Write every line out verbatim and omit the pictures.
--- START Supplied material ---
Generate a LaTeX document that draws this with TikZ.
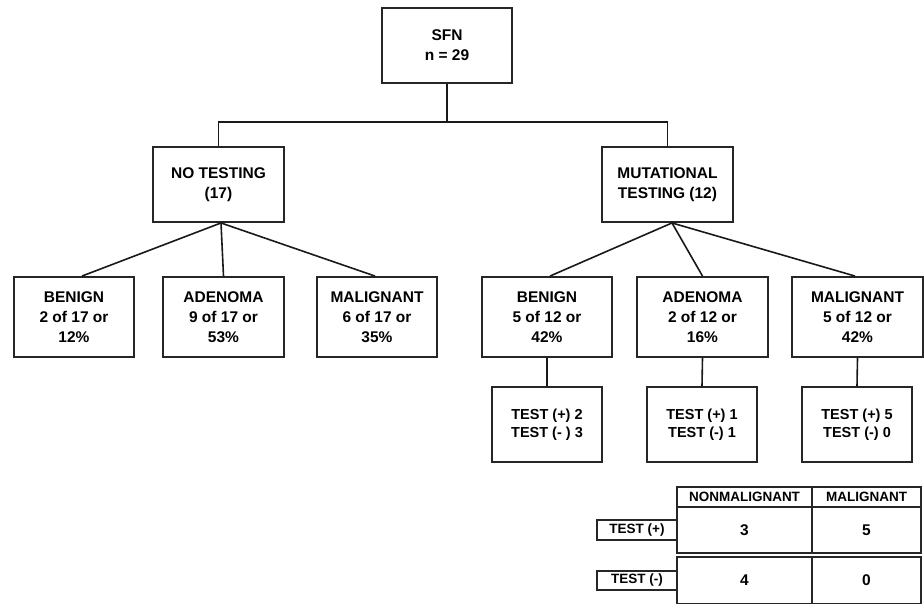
\documentclass[tikz,border=0pt]{standalone}
\usepackage{fontspec}
\setmainfont{Liberation Sans}
\begin{document}
\begin{tikzpicture}[x=1pt,y=-1pt,
  box/.style={draw=black!85,line width=1.9pt,inner sep=0pt,align=center,
    font=\fontsize{15.5}{20}\selectfont\bfseries},
  tbox/.style={box,minimum width=110pt,minimum height=75pt,
    font=\fontsize{14.5}{18}\selectfont\bfseries},
  cell/.style={draw=black!85,line width=1.9pt,inner sep=0pt,align=center},
  hdr/.style={cell,font=\fontsize{13.5}{15}\selectfont\bfseries},
  num/.style={cell,font=\fontsize{15.5}{17}\selectfont\bfseries},
  conn/.style={black!90,line width=1.6pt}]
\useasboundingbox (0,0) rectangle (924,603);
% top
\node[box,minimum width=130pt,minimum height=75pt] (sfn) at (447,45.5) {SFN\\n = 29};
\node[box,minimum width=131pt,minimum height=75pt] (nt) at (218.5,184.5) {NO TESTING\\(17)};
\node[box,minimum width=131pt,minimum height=75pt] (mt) at (667.5,184.5) {MUTATIONAL\\TESTING (12)};
\coordinate (bus) at (447,122);
\draw[conn] (sfn.south) -- (bus);
\draw[conn] (nt.north) |- (bus) -| (mt.north);
% left children
\node[box,minimum width=120pt,minimum height=80pt] (lb) at (74,317) {BENIGN\\2 of 17 or\\12\%};
\node[box,minimum width=121pt,minimum height=80pt] (la) at (223.5,317) {ADENOMA\\9 of 17 or\\53\%};
\node[box,minimum width=120pt,minimum height=80pt] (lm) at (377,317) {MALIGNANT\\6 of 17 or\\35\%};
% right children
\node[box,minimum width=130pt,minimum height=80pt] (rb) at (547,317) {BENIGN\\5 of 12 or\\42\%};
\node[box,minimum width=131pt,minimum height=80pt] (ra) at (702.5,317) {ADENOMA\\2 of 12 or\\16\%};
\node[box,minimum width=131pt,minimum height=80pt] (rm) at (857.5,317) {MALIGNANT\\5 of 12 or\\42\%};
\draw[conn] ([xshift=2.5pt]nt.south) -- ([xshift=8pt]lb.north);
\draw[conn] ([xshift=2.5pt]nt.south) -- (la.north);
\draw[conn] ([xshift=2.5pt]nt.south) -- ([xshift=-2pt]lm.north);
\draw[conn] ([xshift=4.5pt]mt.south) -- ([xshift=3pt]rb.north);
\draw[conn] ([xshift=4.5pt]mt.south) -- (ra.north);
\draw[conn] ([xshift=4.5pt]mt.south) -- ([xshift=-2.5pt]rm.north);
% test boxes
\node[tbox] (tb) at (547,424.5) {TEST (+) 2\\TEST (- ) 3};
\node[tbox] (ta) at (702,424.5) {TEST (+) 1\\TEST (-) 1};
\node[tbox] (tm) at (857,424.5) {TEST (+) 5\\TEST (-) 0};
\draw[conn] (rb.south) -- (tb.north);
\draw[conn] (ra.south) -- (ta.north);
\draw[conn] (rm.south) -- (tm.north);
% table
\node[hdr,minimum width=135pt,minimum height=20pt] (h1) at (744.5,497) {NONMALIGNANT};
\node[hdr,minimum width=109pt,minimum height=20pt] (h2) at (866.5,497) {MALIGNANT};
\node[num,minimum width=135pt,minimum height=46pt] (c11) at (744.5,530) {3};
\node[num,minimum width=109pt,minimum height=46pt] (c12) at (866.5,530) {5};
\node[num,minimum width=135pt,minimum height=47pt] (c21) at (744.5,580.5) {4};
\node[num,minimum width=109pt,minimum height=47pt] (c22) at (866.5,580.5) {0};
\node[hdr,minimum width=80pt,minimum height=20pt] (tp) at (637,530) {TEST (+)};
\node[hdr,minimum width=80pt,minimum height=19pt] (tn) at (637,580.5) {TEST (-)};
\end{tikzpicture}
\end{document}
--- END Supplied material ---
● **Solution to the problem**
Generate a LaTeX document that draws this with TikZ.
\documentclass[tikz,border=0pt]{standalone}
\usepackage{fontspec}
\setmainfont{Liberation Sans}
\begin{document}
\begin{tikzpicture}[x=1pt,y=-1pt,
  box/.style={draw=black!85,line width=1.9pt,inner sep=0pt,align=center,
    font=\fontsize{15.5}{20}\selectfont\bfseries},
  tbox/.style={box,minimum width=110pt,minimum height=75pt,
    font=\fontsize{14.5}{18}\selectfont\bfseries},
  cell/.style={draw=black!85,line width=1.9pt,inner sep=0pt,align=center},
  hdr/.style={cell,font=\fontsize{13.5}{15}\selectfont\bfseries},
  num/.style={cell,font=\fontsize{15.5}{17}\selectfont\bfseries},
  conn/.style={black!90,line width=1.6pt}]
\useasboundingbox (0,0) rectangle (924,603);
% top
\node[box,minimum width=130pt,minimum height=75pt] (sfn) at (447,45.5) {SFN\\n = 29};
\node[box,minimum width=131pt,minimum height=75pt] (nt) at (218.5,184.5) {NO TESTING\\(17)};
\node[box,minimum width=131pt,minimum height=75pt] (mt) at (667.5,184.5) {MUTATIONAL\\TESTING (12)};
\coordinate (bus) at (447,122);
\draw[conn] (sfn.south) -- (bus);
\draw[conn] (nt.north) |- (bus) -| (mt.north);
% left children
\node[box,minimum width=120pt,minimum height=80pt] (lb) at (74,317) {BENIGN\\2 of 17 or\\12\%};
\node[box,minimum width=121pt,minimum height=80pt] (la) at (223.5,317) {ADENOMA\\9 of 17 or\\53\%};
\node[box,minimum width=120pt,minimum height=80pt] (lm) at (377,317) {MALIGNANT\\6 of 17 or\\35\%};
% right children
\node[box,minimum width=130pt,minimum height=80pt] (rb) at (547,317) {BENIGN\\5 of 12 or\\42\%};
\node[box,minimum width=131pt,minimum height=80pt] (ra) at (702.5,317) {ADENOMA\\2 of 12 or\\16\%};
\node[box,minimum width=131pt,minimum height=80pt] (rm) at (857.5,317) {MALIGNANT\\5 of 12 or\\42\%};
\draw[conn] ([xshift=2.5pt]nt.south) -- ([xshift=8pt]lb.north);
\draw[conn] ([xshift=2.5pt]nt.south) -- (la.north);
\draw[conn] ([xshift=2.5pt]nt.south) -- ([xshift=-2pt]lm.north);
\draw[conn] ([xshift=4.5pt]mt.south) -- ([xshift=3pt]rb.north);
\draw[conn] ([xshift=4.5pt]mt.south) -- (ra.north);
\draw[conn] ([xshift=4.5pt]mt.south) -- ([xshift=-2.5pt]rm.north);
% test boxes
\node[tbox] (tb) at (547,424.5) {TEST (+) 2\\TEST (- ) 3};
\node[tbox] (ta) at (702,424.5) {TEST (+) 1\\TEST (-) 1};
\node[tbox] (tm) at (857,424.5) {TEST (+) 5\\TEST (-) 0};
\draw[conn] (rb.south) -- (tb.north);
\draw[conn] (ra.south) -- (ta.north);
\draw[conn] (rm.south) -- (tm.north);
% table
\node[hdr,minimum width=135pt,minimum height=20pt] (h1) at (744.5,497) {NONMALIGNANT};
\node[hdr,minimum width=109pt,minimum height=20pt] (h2) at (866.5,497) {MALIGNANT};
\node[num,minimum width=135pt,minimum height=46pt] (c11) at (744.5,530) {3};
\node[num,minimum width=109pt,minimum height=46pt] (c12) at (866.5,530) {5};
\node[num,minimum width=135pt,minimum height=47pt] (c21) at (744.5,580.5) {4};
\node[num,minimum width=109pt,minimum height=47pt] (c22) at (866.5,580.5) {0};
\node[hdr,minimum width=80pt,minimum height=20pt] (tp) at (637,530) {TEST (+)};
\node[hdr,minimum width=80pt,minimum height=19pt] (tn) at (637,580.5) {TEST (-)};
\end{tikzpicture}
\end{document}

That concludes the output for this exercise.